To this end, I created and briefly tested two sets of new recipes from my original set of “main” recipes (Section 4), both of which are multicollinearity averse. The first is less averse, simply removing the scaled PVI26 as a predictor from each main recipe.27 The second is more averse, removing not only said variable, but also all other variable-variants as predictors.28
26 v2x_clphy
27 I do, however, allow the scaled PVI to be present for the KNN-imputation step. This is also true for all other variable-variants in the more-averse set of recipes.
28 These variables are, namely, the PVI Ordinal (e_v2x_clphy *_3C, *_4C, *_5C), the Equality before the Law and Individual Liberty Index Ordinal (e_v2xcl_rol *_3C, *_4C, *_5C), and the Civil Liberties Index Ordinal (e_v2x_civlib *_3C, *_4C, *_5C).
For now, I tested these recipes on the baseline models, exclusively. Therefore, the recipes I deployed and their apportionment to the models can be organized as follows:
- Least Averse:
- 5 Neighbors: basic baseline, null
- 10 Neighbors: basic baseline, null
- 20 Neighbors: basic baseline, null
- Most Averse:
- 5 Neighbors: basic baseline, null
- 10 Neighbors: basic baseline, null
- 20 Neighbors: basic baseline, null
These amount to six recipes in total: three that are less multicollinearity averse, and three that are more multicollinearity averse.
The performance of these fits on the cross-validation folds, as measured by mean RMSE, are given in Table 6 and Table 7, below:
| Workflow ID | Mean RMSE | Std.

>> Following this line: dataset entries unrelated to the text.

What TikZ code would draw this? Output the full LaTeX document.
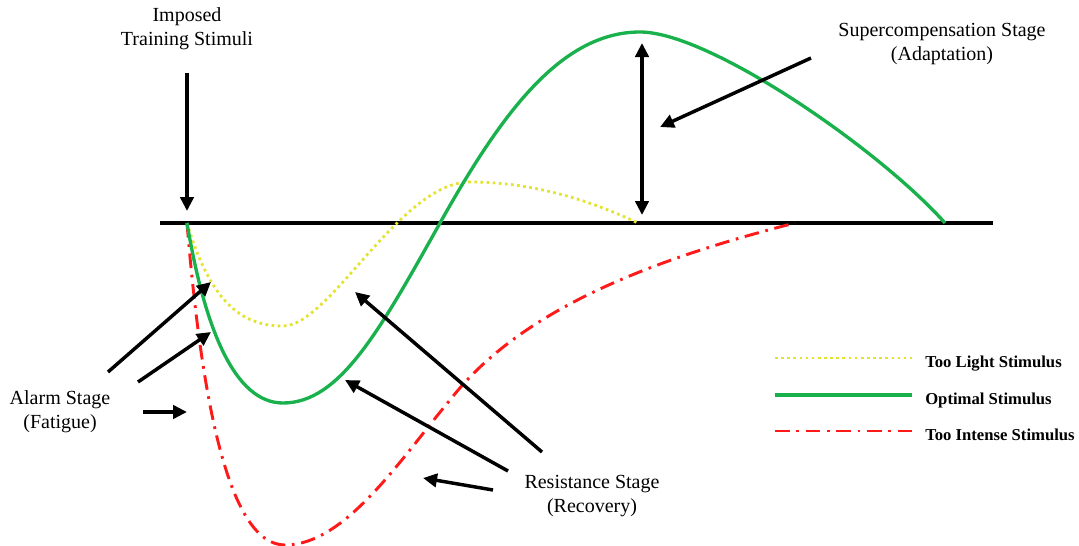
\documentclass[tikz,border=0pt]{standalone}
\usepackage{fontspec}
\setmainfont{Liberation Serif}
\usepackage{xcolor}
\usepackage{tikz}
\usetikzlibrary{arrows.meta}
\definecolor{lightyellow}{HTML}{E3E32E}
\definecolor{optgreen}{HTML}{19B14C}
\definecolor{intensered}{HTML}{FF1A1A}

\begin{document}
\begin{tikzpicture}[
  x=0.75pt, y=-0.75pt,
  stage/.style={align=center, inner sep=0pt, font=\fontsize{15}{18}\selectfont},
  legendtext/.style={anchor=base west, inner sep=0pt, font=\fontsize{12.5}{14}\selectfont\bfseries},
  pointer/.style={-{Triangle[length=10.5pt,width=10pt]}, line width=2.6pt},
  twoway/.style={{Triangle[length=10.5pt,width=10pt]}-{Triangle[length=10.5pt,width=10pt]}, line width=2.6pt},
  zeroline/.style={line width=2.3pt},
  toolight/.style={draw=lightyellow, line width=2.1pt, dash pattern=on 2pt off 2.6pt},
  optimal/.style={draw=optgreen, line width=2.5pt},
  toointense/.style={draw=intensered, line width=2.2pt, dash pattern=on 11pt off 5pt on 2pt off 5pt}
]
\useasboundingbox (0,0) rectangle (1079,546);

\node[stage] (imposed) at (187,29) {Imposed\\Training Stimuli};
\node[stage] (super) at (942,44) {Supercompensation Stage\\(Adaptation)};
\node[stage] (alarm) at (60,412) {Alarm Stage\\(Fatigue)};
\node[stage] (resist) at (592,496) {Resistance Stage\\(Recovery)};

\coordinate (origin) at (187,223);
\draw[zeroline] (160,223) -- (993,223);

\draw[toolight] (origin) .. controls (210,300) and (240,326) .. (283,326)
  .. controls (330,326) and (400,182) .. (470,182)
  .. controls (540,182) and (600,205) .. (638,223);
\draw[toointense] (origin) .. controls (200,380) and (225,545) .. (285,545)
  .. controls (345,545) and (400,460) .. (450,400)
  .. controls (520,310) and (650,260) .. (795,223);
\draw[optimal] (origin) .. controls (205,330) and (235,403) .. (283,403)
  .. controls (340,403) and (380,330) .. (440,223)
  .. controls (500,116) and (560,32) .. (640,32)
  .. controls (710,32) and (880,150) .. (945,223);

\coordinate (imp-a) at (187,73);
\coordinate (imp-b) at (187,211);
\coordinate (sup-top) at (642,43);
\coordinate (sup-bot) at (642,215);
\coordinate (sup-a) at (811,58);
\coordinate (sup-b) at (660,127);
\coordinate (al1-a) at (108,372);
\coordinate (al1-b) at (211,282);
\coordinate (al2-a) at (138,382);
\coordinate (al2-b) at (211,332);
\coordinate (al3-a) at (143,412);
\coordinate (al3-b) at (187,412);
\coordinate (re1-a) at (542,452);
\coordinate (re1-b) at (355,292);
\coordinate (re2-a) at (508,471);
\coordinate (re2-b) at (345,380);
\coordinate (re3-a) at (493,490);
\coordinate (re3-b) at (423,478);

\draw[pointer] (imp-a) -- (imp-b);
\draw[twoway] (sup-top) -- (sup-bot);
\draw[pointer] (sup-a) -- (sup-b);
\draw[pointer] (al1-a) -- (al1-b);
\draw[pointer] (al2-a) -- (al2-b);
\draw[pointer] (al3-a) -- (al3-b);
\draw[pointer] (re1-a) -- (re1-b);
\draw[pointer] (re2-a) -- (re2-b);
\draw[pointer] (re3-a) -- (re3-b);

\draw[toolight] (775,358) -- (912,358);
\draw[optimal] (775,395) -- (912,395);
\draw[toointense] (775,431) -- (912,431);
\node[legendtext] (lightkey) at (925,367) {Too Light Stimulus};
\node[legendtext] (optkey) at (925,404) {Optimal Stimulus};
\node[legendtext] (intensekey) at (925,440) {Too Intense Stimulus};

\end{tikzpicture}
\end{document}
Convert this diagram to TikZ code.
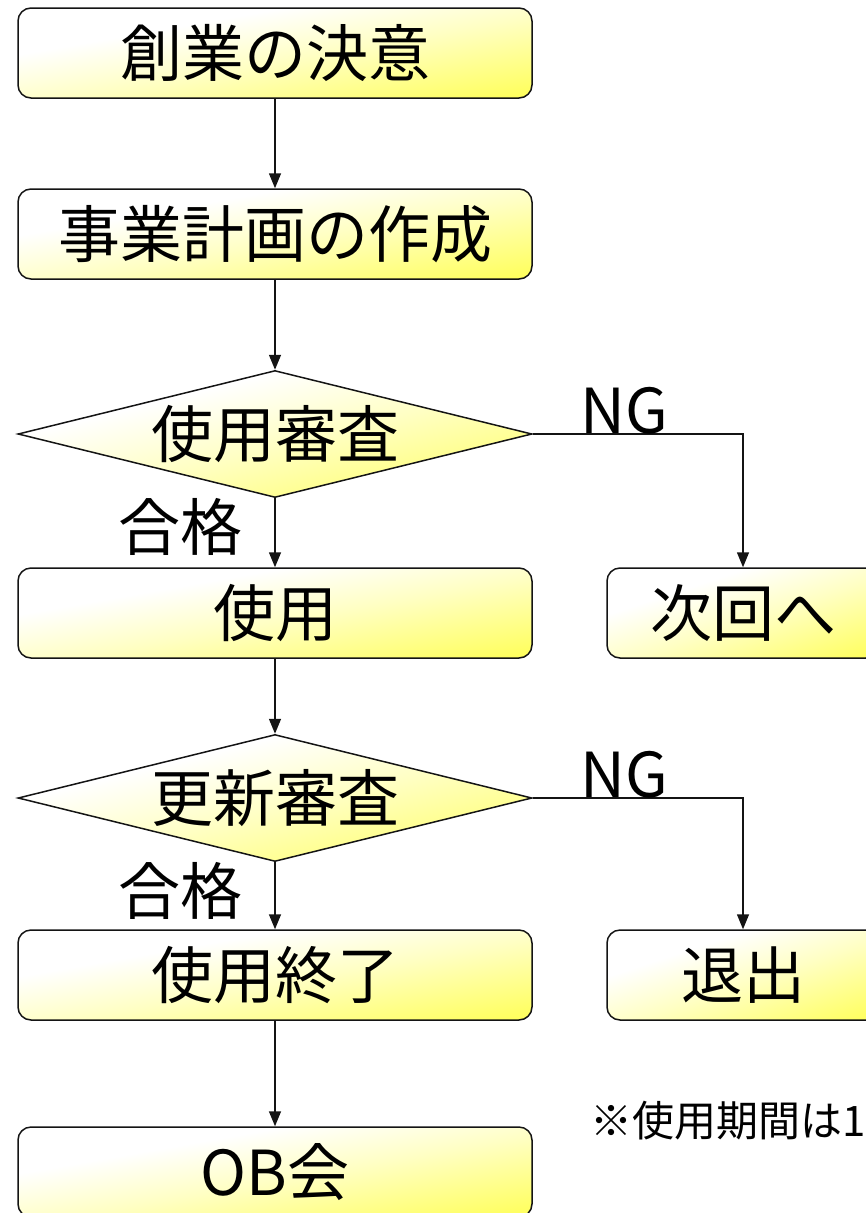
\documentclass[tikz,border=0pt]{standalone}
\usepackage{fontspec}
\setmainfont{Noto Sans CJK JP}
\usetikzlibrary{shapes.geometric,arrows.meta,positioning}
\definecolor{boxyellow}{RGB}{255,255,90}
\definecolor{paleyellow}{RGB}{255,255,195}
\definecolor{edgecol}{RGB}{20,20,20}
\pgfdeclarehorizontalshading{diagsh}{150bp}{color(0bp)=(white); color(42bp)=(white); color(82bp)=(paleyellow); color(142bp)=(boxyellow); color(150bp)=(boxyellow)}
\tikzset{
  gfill/.style 2 args={path picture={
    \begin{pgfscope}
    \pgftransformshift{\pgfpointanchor{path picture bounding box}{center}}
    \pgftransformxscale{#1/97}
    \pgftransformyscale{#2/97}
    \pgftransformrotate{-45}
    \pgflowlevelsynccm
    \pgftext{\pgfuseshading{diagsh}}
    \end{pgfscope}
  }},
  base/.style={draw=edgecol, line width=1.5pt,
    font=\fontsize{62}{62}\selectfont, inner sep=0pt, text=black},
  procbox/.style={base, rectangle, rounded corners=13pt, minimum width=514pt, minimum height=90pt, gfill={514}{90}},
  sidebox/.style={base, rectangle, rounded corners=13pt, minimum width=272pt, minimum height=90pt, gfill={272}{90}},
  decide/.style={base, diamond, shape aspect=4, minimum width=514pt, minimum height=127pt, gfill={514}{127}},
  conn/.style={line width=1.5pt, draw=edgecol, -{Triangle[length=15pt,width=12pt]}},
  lbl/.style={font=\fontsize{62}{62}\selectfont, inner sep=0pt},
  note/.style={font=\fontsize{42}{42}\selectfont, inner sep=0pt}
}
\begin{document}
\begin{tikzpicture}[x=1pt,y=-1pt]
\useasboundingbox (0,0) rectangle (866,1213);
\node[procbox] (b1) at (275,53) {創業の決意};
\node[procbox] (b2) at (275,234) {事業計画の作成};
\node[decide]  (d1) at (275,434) {使用審査};
\node[procbox] (b3) at (275,613) {使用};
\node[sidebox] (r1) at (743,613) {次回へ};
\node[decide]  (d2) at (275,798) {更新審査};
\node[procbox] (b4) at (275,975) {使用終了};
\node[sidebox] (r2) at (743,975) {退出};
\node[procbox] (b5) at (275,1172) {OB会};

\draw[conn] (b1.south) -- (b2.north);
\draw[conn] (b2.south) -- (d1.north);
\draw[conn] (d1.south) -- (b3.north);
\draw[conn] (b3.south) -- (d2.north);
\draw[conn] (d2.south) -- (b4.north);
\draw[conn] (b4.south) -- (b5.north);
\draw[conn] (d1.east) -| (r1.north);
\draw[conn] (d2.east) -| (r2.north);

\node[lbl, anchor=base west] (ng1) at (580,433) {NG};
\node[lbl, anchor=base west] (ng2) at (580,797) {NG};
\node[lbl, anchor=base east] (ok1) at (243,550) {合格};
\node[lbl, anchor=base east] (ok2) at (243,914) {合格};
\node[note, anchor=base west] (nt) at (590,1136) {※使用期間は1};
\end{tikzpicture}
\end{document}
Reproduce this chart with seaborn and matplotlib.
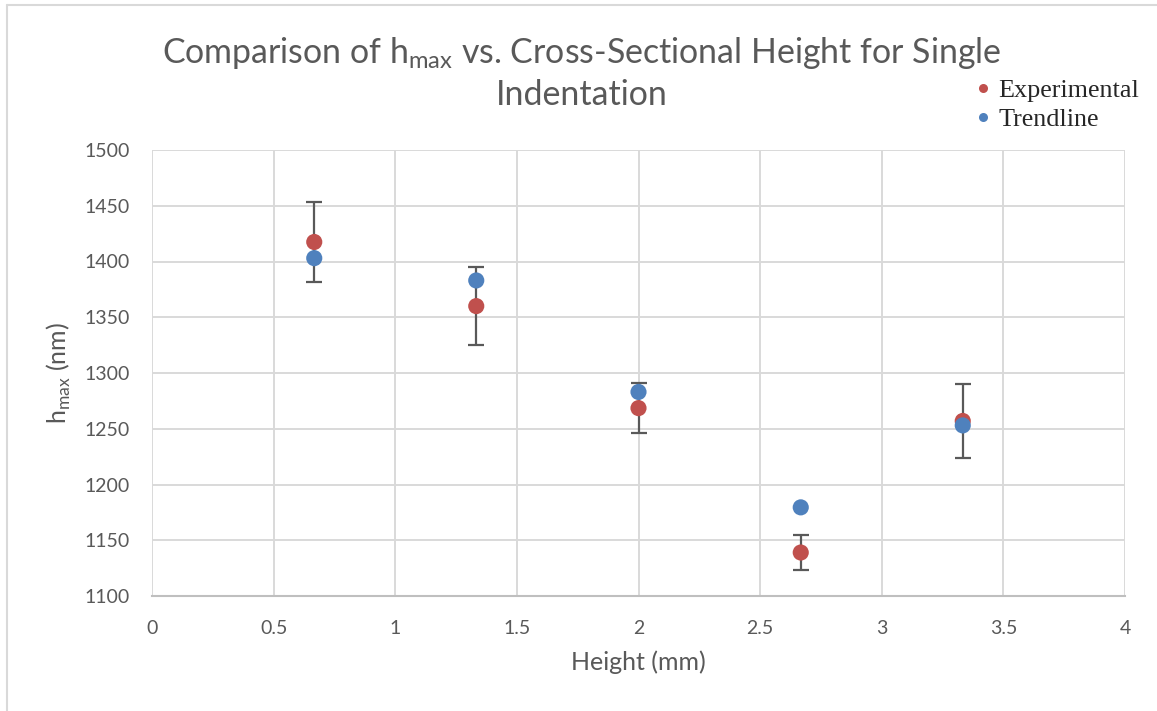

Error |
|---|---|---|
| neighbors_5_lm | 0.5667459 | 0.0023647 |
| neighbors_10_lm | 0.5670072 | 0.0023641 |
| neighbors_20_lm | 0.5674522 | 0.0023732 |
| neighbors_5_null | 1.4652267 | 0.0045097 |
| neighbors_10_null | 1.4652267 | 0.0045097 |
| neighbors_20_null | 1.4652267 | 0.0045097 |
| Workflow ID | Mean RMSE | Std. Error |
|---|---|---|
| neighbors_5_lm | 0.5728643 | 0.0024738 |
| neighbors_10_lm | 0.5731172 | 0.0024712 |
| neighbors_20_lm | 0.5735224 | 0.0024798 |
| neighbors_5_null | 1.4652267 | 0.0045097 |
| neighbors_10_null | 1.4652267 | 0.0045097 |
| neighbors_20_null | 1.4652267 | 0.0045097 |
The basic baseline (*_lm) results seemingly signify a deterioration in quality: vis-à-vis the metrics seen in Table 2, the models perform worse, with gradual yet consistent increases in both mean RMSE and standard error as they become more multicollinearity averse.
If predictive accuracy is the chief objective, then these results suggest that I should not, in fact, proceed with the multicollinearity-averse recipes—irrespective of whether I ultimately use the values produced from my model for inferential tasks. Nevertheless, I am open to feedback that would confirm or challenge my interpretation of or decision-making around this topic.
9 Appendices
9.1 Distribution of Yeo-Johnson-transformed HR scores
The transformation does rectify the right-skew seen in Figure 1, if at the expense of introducing a slight left-skew. It also fails to eliminate the bimodality feature.